Ses analyses sont d'un conformisme déprimant ; il parle de « mondialisation » (à la française, comme si c'était mieux, pour les Africains par exemple !!) de l'aide des pays riches, qui auraient été prêts à donner des sommes importantes au retour d'Aristide et que ce sont les Haïtiens qui n'ont pas su saisir l'opportunité, etc.
En fin de compte, il ne dit pas autrement que le Premier ministre actuel, Gérard Latortue, il faut tendre sa sébile et on y versera quelque chose. Malgré sa grande culture, René Depestre ne peut comprendre que ce sont les classes dominantes, les riches, qui bloquent toute évolution en Haïti, par égoïsme de classe, par rapacité, soif de profits, etc. Ce ne sont pas « les Haïtiens » en général qui en sont responsables, mais bien ces gens-là de la classe dominante, qui ne peuvent accepter un régime qui leur imposerait des salaires décents dans les parcs industriels, et dans les autres entreprises, qu'on les oblige à payer des taxes et impôts pour permettre l'existence de services publics, qu'on les oblige à réinvestir une part de leurs bénéfices sur place dans des activités utiles à la population du pays, etc. que leurs mouvements de fonds soient contrôlés par un Etat haïtien au service de la population. C'est cela le fond du problème et donc la voie vers la solution passe par cette compréhension car elle permet de déterminer contre quoi et contre qui agir pour changer les choses dans ce pays.

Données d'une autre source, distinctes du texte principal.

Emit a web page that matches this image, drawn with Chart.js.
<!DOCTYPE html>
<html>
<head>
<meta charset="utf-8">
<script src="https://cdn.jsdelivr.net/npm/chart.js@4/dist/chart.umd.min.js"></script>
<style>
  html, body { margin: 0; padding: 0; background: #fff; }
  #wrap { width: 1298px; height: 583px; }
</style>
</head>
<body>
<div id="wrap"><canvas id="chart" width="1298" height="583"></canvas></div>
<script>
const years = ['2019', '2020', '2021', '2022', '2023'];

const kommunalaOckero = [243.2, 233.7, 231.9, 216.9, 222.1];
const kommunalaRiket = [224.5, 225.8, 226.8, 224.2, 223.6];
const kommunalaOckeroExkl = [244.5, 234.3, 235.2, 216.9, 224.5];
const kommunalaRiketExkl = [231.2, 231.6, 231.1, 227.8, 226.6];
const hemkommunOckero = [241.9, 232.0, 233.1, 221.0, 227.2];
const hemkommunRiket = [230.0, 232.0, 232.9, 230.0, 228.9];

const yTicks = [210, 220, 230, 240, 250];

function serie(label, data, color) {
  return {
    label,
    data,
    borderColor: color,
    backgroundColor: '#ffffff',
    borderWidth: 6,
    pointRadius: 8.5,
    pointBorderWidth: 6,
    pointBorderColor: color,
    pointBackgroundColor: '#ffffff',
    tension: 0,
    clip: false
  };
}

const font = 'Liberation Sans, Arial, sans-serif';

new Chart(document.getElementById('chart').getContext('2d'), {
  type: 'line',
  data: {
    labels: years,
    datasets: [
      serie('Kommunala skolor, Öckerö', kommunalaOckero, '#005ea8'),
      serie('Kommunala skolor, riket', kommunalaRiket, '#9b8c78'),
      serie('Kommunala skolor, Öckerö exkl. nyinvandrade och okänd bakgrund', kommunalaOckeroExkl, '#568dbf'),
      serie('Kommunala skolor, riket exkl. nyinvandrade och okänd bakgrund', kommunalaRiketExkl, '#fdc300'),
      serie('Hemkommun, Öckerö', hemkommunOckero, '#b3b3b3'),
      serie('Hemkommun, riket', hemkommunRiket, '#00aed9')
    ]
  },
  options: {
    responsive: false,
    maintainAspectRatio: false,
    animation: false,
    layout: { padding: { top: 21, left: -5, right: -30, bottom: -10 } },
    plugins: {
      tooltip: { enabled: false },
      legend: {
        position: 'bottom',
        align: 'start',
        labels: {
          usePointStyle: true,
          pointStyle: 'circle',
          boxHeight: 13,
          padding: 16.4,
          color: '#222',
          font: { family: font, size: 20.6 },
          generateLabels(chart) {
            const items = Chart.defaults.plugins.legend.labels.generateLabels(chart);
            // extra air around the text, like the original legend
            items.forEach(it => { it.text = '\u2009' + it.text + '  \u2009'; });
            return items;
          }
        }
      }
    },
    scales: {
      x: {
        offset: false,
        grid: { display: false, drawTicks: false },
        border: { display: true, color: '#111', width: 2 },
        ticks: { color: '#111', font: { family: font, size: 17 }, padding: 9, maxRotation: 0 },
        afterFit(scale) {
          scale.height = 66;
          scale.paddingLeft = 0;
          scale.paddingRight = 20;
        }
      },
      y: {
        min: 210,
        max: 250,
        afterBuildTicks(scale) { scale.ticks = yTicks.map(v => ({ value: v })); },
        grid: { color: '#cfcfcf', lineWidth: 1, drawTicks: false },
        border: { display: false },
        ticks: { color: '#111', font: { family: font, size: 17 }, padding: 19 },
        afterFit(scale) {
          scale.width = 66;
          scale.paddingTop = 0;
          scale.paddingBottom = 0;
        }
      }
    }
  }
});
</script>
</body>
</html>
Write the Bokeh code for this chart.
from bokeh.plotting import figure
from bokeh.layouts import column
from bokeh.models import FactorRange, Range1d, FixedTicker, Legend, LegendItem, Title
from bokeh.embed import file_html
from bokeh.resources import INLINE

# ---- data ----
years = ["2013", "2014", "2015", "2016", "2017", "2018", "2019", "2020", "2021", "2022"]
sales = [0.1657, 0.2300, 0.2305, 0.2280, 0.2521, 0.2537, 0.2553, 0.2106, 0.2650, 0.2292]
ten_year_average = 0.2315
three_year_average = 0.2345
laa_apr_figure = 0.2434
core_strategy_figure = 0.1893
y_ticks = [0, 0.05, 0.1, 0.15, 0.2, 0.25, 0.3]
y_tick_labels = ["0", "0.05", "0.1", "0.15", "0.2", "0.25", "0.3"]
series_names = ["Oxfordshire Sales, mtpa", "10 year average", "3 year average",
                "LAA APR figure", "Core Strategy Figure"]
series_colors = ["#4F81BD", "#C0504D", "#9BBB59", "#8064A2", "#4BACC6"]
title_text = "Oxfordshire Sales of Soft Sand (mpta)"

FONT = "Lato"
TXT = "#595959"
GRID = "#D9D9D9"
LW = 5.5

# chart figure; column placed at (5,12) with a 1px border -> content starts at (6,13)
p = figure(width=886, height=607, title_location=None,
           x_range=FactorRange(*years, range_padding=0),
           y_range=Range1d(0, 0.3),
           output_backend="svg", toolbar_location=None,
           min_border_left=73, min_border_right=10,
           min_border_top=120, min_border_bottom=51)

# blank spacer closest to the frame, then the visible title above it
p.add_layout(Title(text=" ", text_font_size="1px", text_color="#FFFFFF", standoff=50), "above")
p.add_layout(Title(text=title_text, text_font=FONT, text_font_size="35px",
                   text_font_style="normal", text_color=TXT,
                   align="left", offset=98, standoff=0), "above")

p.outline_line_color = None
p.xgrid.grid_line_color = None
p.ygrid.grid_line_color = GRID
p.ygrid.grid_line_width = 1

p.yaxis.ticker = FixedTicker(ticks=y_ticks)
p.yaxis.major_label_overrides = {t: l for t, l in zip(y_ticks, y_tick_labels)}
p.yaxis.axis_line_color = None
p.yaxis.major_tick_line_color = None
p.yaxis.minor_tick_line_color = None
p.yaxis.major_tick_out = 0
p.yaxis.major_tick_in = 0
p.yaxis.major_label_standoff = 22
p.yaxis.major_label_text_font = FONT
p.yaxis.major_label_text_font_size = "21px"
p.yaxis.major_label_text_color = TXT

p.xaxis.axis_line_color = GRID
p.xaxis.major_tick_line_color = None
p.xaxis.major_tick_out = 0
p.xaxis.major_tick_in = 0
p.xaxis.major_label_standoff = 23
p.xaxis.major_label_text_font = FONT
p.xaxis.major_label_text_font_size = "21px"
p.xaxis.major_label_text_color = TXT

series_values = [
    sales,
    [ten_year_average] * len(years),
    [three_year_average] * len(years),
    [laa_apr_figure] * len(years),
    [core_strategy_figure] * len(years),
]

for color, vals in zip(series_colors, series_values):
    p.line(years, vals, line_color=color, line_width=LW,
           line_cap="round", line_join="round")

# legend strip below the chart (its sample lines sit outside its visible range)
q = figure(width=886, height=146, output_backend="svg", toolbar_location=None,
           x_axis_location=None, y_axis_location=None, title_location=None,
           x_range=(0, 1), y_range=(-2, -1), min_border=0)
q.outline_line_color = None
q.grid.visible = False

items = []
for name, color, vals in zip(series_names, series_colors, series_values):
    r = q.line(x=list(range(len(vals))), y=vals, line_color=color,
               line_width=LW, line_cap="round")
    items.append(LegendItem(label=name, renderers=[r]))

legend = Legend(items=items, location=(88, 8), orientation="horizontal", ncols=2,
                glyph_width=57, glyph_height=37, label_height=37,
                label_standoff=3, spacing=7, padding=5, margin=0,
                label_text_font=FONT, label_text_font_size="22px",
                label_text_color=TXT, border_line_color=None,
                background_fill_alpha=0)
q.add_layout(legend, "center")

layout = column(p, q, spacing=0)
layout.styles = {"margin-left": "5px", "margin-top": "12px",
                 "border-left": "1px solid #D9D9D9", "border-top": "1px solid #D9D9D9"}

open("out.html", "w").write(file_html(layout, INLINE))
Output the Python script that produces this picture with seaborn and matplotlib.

René Depestre se lance dans des grandes phrases poético-dramatiques, citant Césaire, voire Régis Debray en appelant au fond qu'aux seuls intellectuels et notables, comme ceux qui l'écoutaient lors de sa conférence. Il leur dit de trouver une voie haïtienne pour mobiliser les talents, l'énergie, la créativité de ce peuple pour que les choses changent. Mais il n'a rien à dire au peuple lui-même, par exemple pour lui demander de prendre en mains lui-même ses problèmes, son destin, etc. en s'appuyant sur ses propres luttes.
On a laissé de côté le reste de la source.